Joining the Hunt

When a hurricane makes its way to shore, the damage it brings can be devastating.

People in the storm's path may lose their homes, or those homes may sustain severe damage that could take weeks or even months to repair. Towns may be destroyed and, in the worst cases, lives may be lost.

In the United States, 100 million people live within 50 miles of the coast and that means they're vulnerable to experiencing what a hurricane can do. And while these Americans may have plenty of warning when a hurricane is on the way, it's much more difficult to predict how intense the storm will be once it arrives.

The team behind the NASA Hurricane and Severe Storm Sentinel, or H3 mission, hopes to change that by using two NASA Global Hawk Unmanned Aircraft Systems to help study storm intensity.
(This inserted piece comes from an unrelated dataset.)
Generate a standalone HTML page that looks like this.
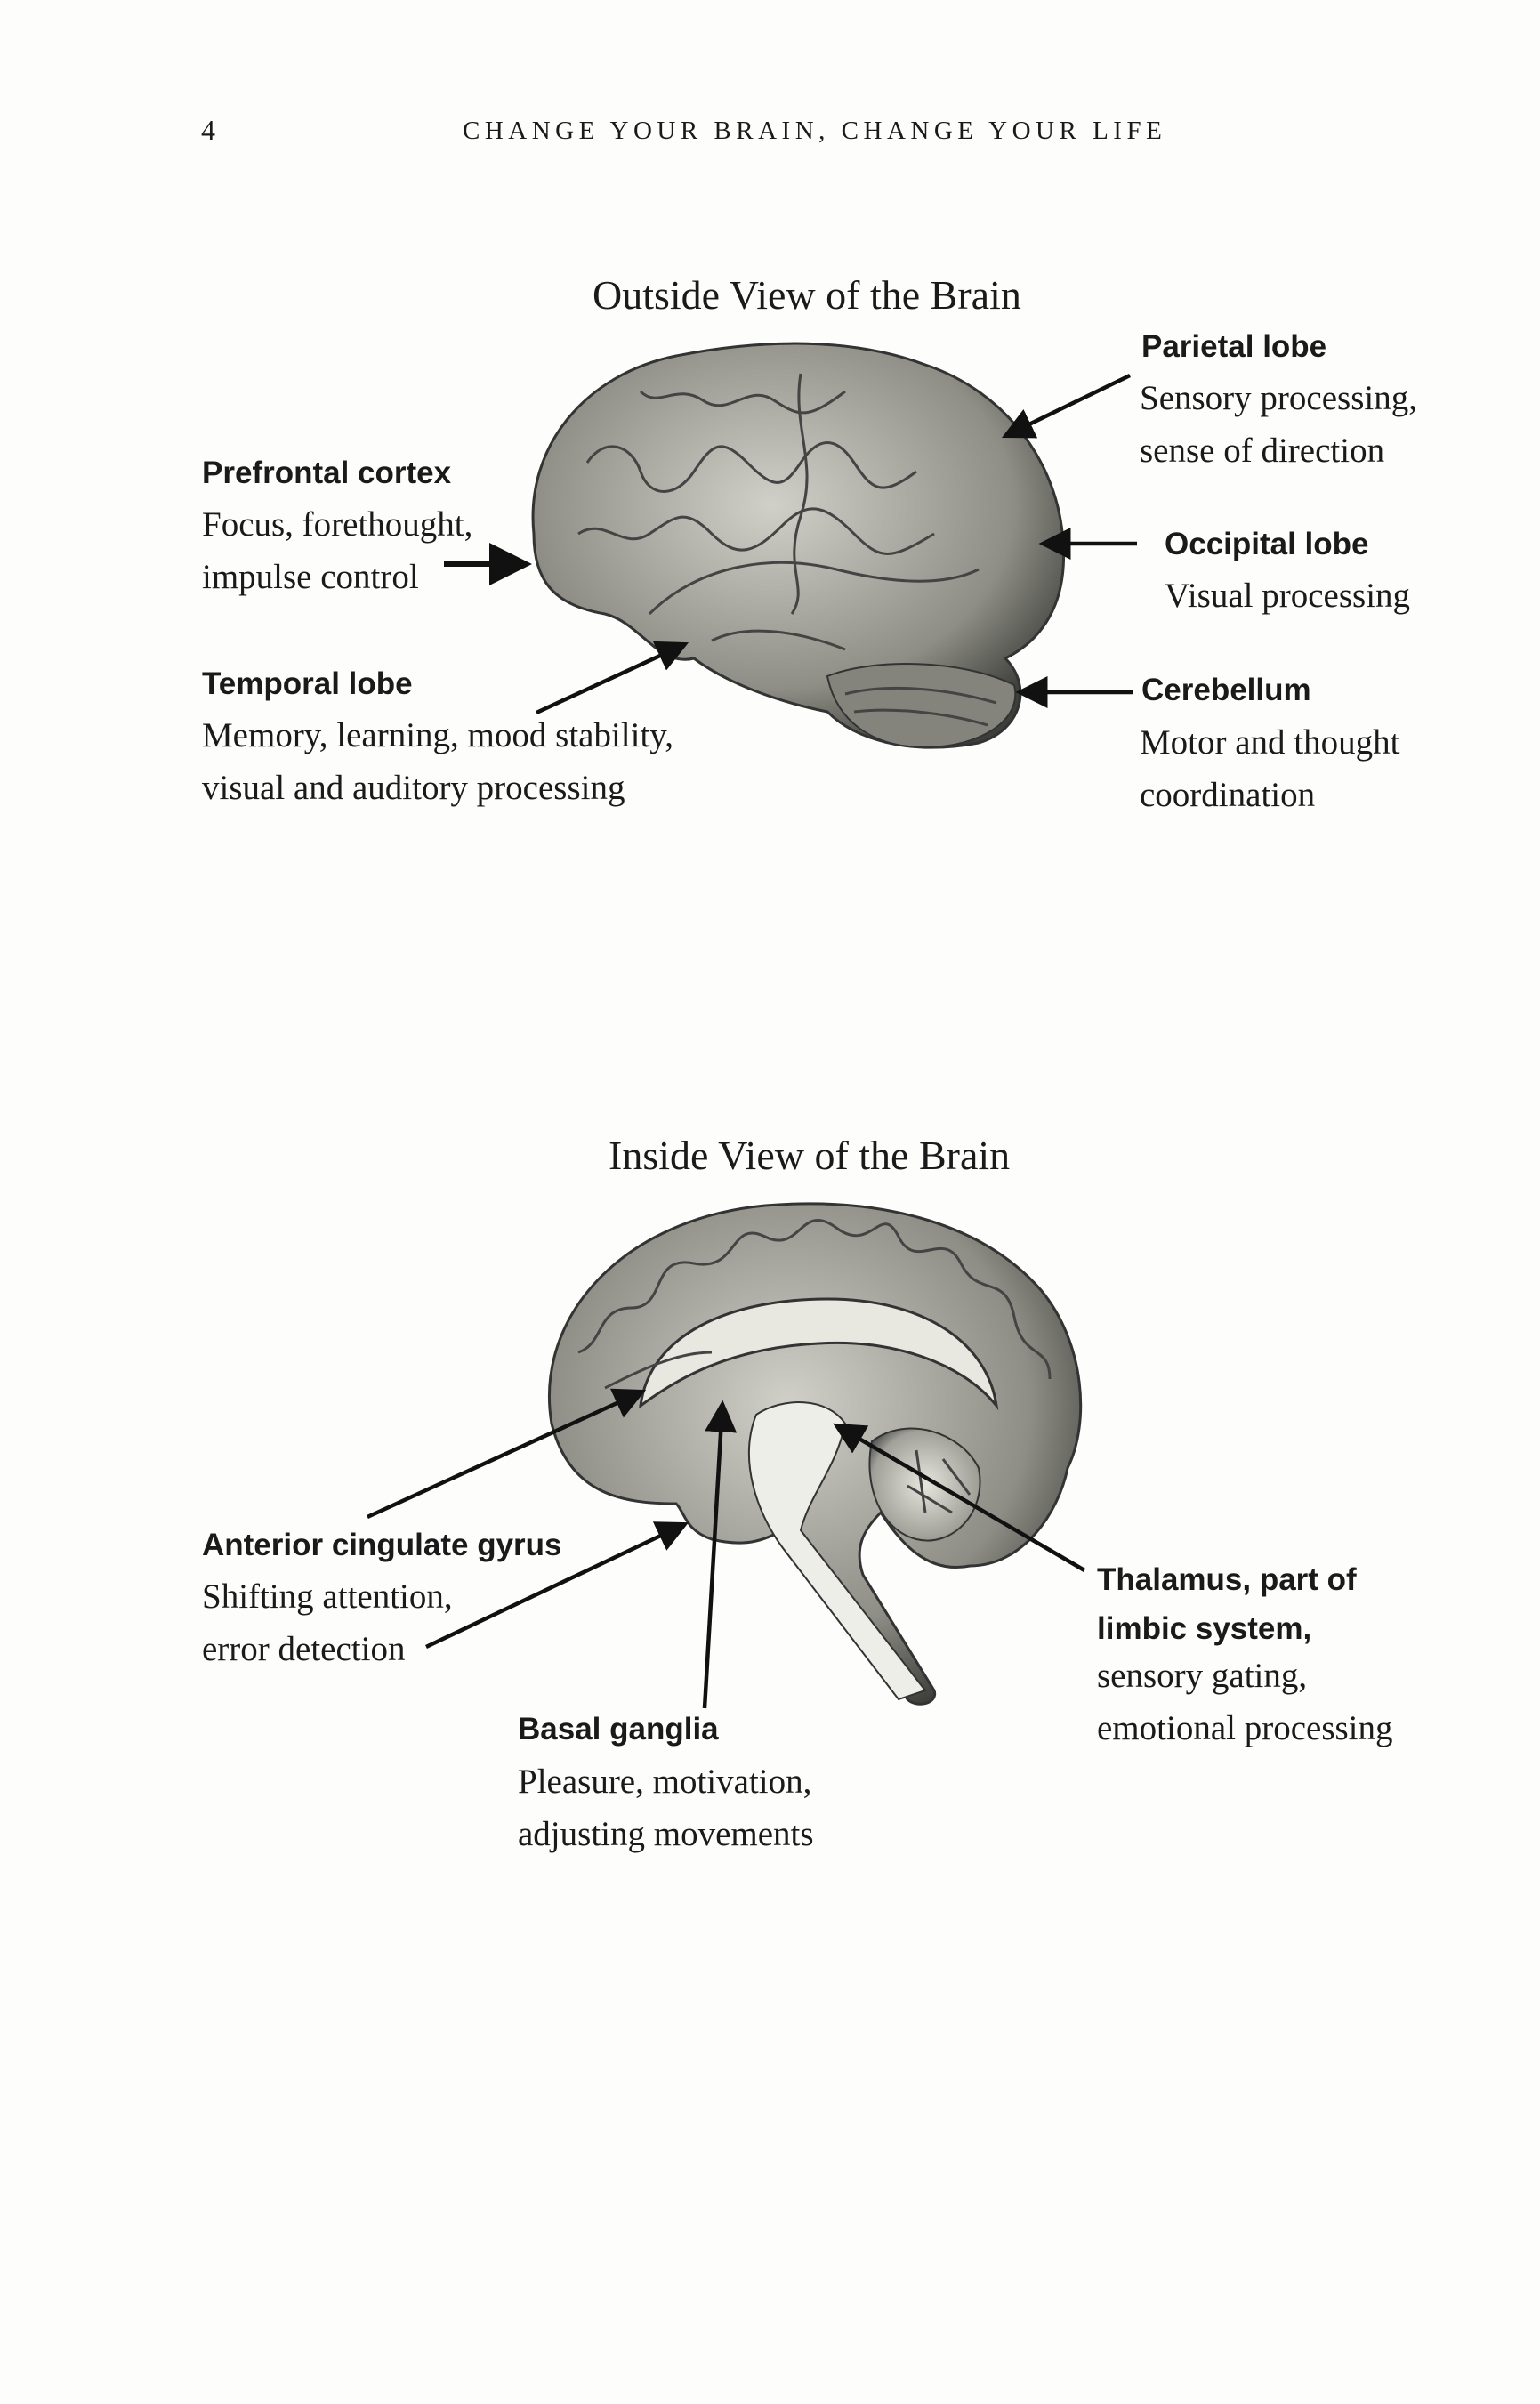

One Global Hawk is equipped with NovAtel's Synchronized Position Attitude Navigation (SPAN®) technology to ensure researchers obtain accurate navigation data along with accurate Doppler radar data, says Gerry Heymsfield, the principal investigator for NASA's HIWRAP radar and research meteorologist at NASA's Goddard Space Flight Center. This data helps scientists better predict how intense a hurricane will be once it makes landfall, and what factors cause it to intensify.

HIWRAP, which stands for High-altitude Imaging Wind and Rain Airborne Profiler, maps 3D winds and precipitation within hurricanes and other severe weather events. A NovAtel SPANSE™ receiver is located near the HIWRAP instrument to help researchers improve measurement accuracy and easily obtain the most accurate attitude and positioning data possible. Knowing what causes hurricanes to intensify will eventually help improve hurricane forecasts, potentially reducing the damage they bring and the lives they take. There's a big difference between a Category 1 and a Category 3 hurricane, and knowing which to expect can help people properly prepare for a storm-even if that means evacuating to get out of its path.

“We basically want to know what makes hurricanes intensify rapidly,” Heymsfield says of the HS3 mission. “We don't always know why they intensify rapidly in 6 to 12 hours. The mission will help better predict the processes that cause rapid intensification of storms. Say a storm gets near the coast. Then we're worried about if it will intensify or not. This information will help better predict that.”

The five-year mission began with the planning stages in 2010, and continued with flights from August to September in both 2012 and 2013. The mission wraps up after this year's hurricane season, and will give scientists the information they need to better determine the processes that lead to those intense, devastating hurricanes that cost an average of $10 billion in damage every year-and to better forecast them.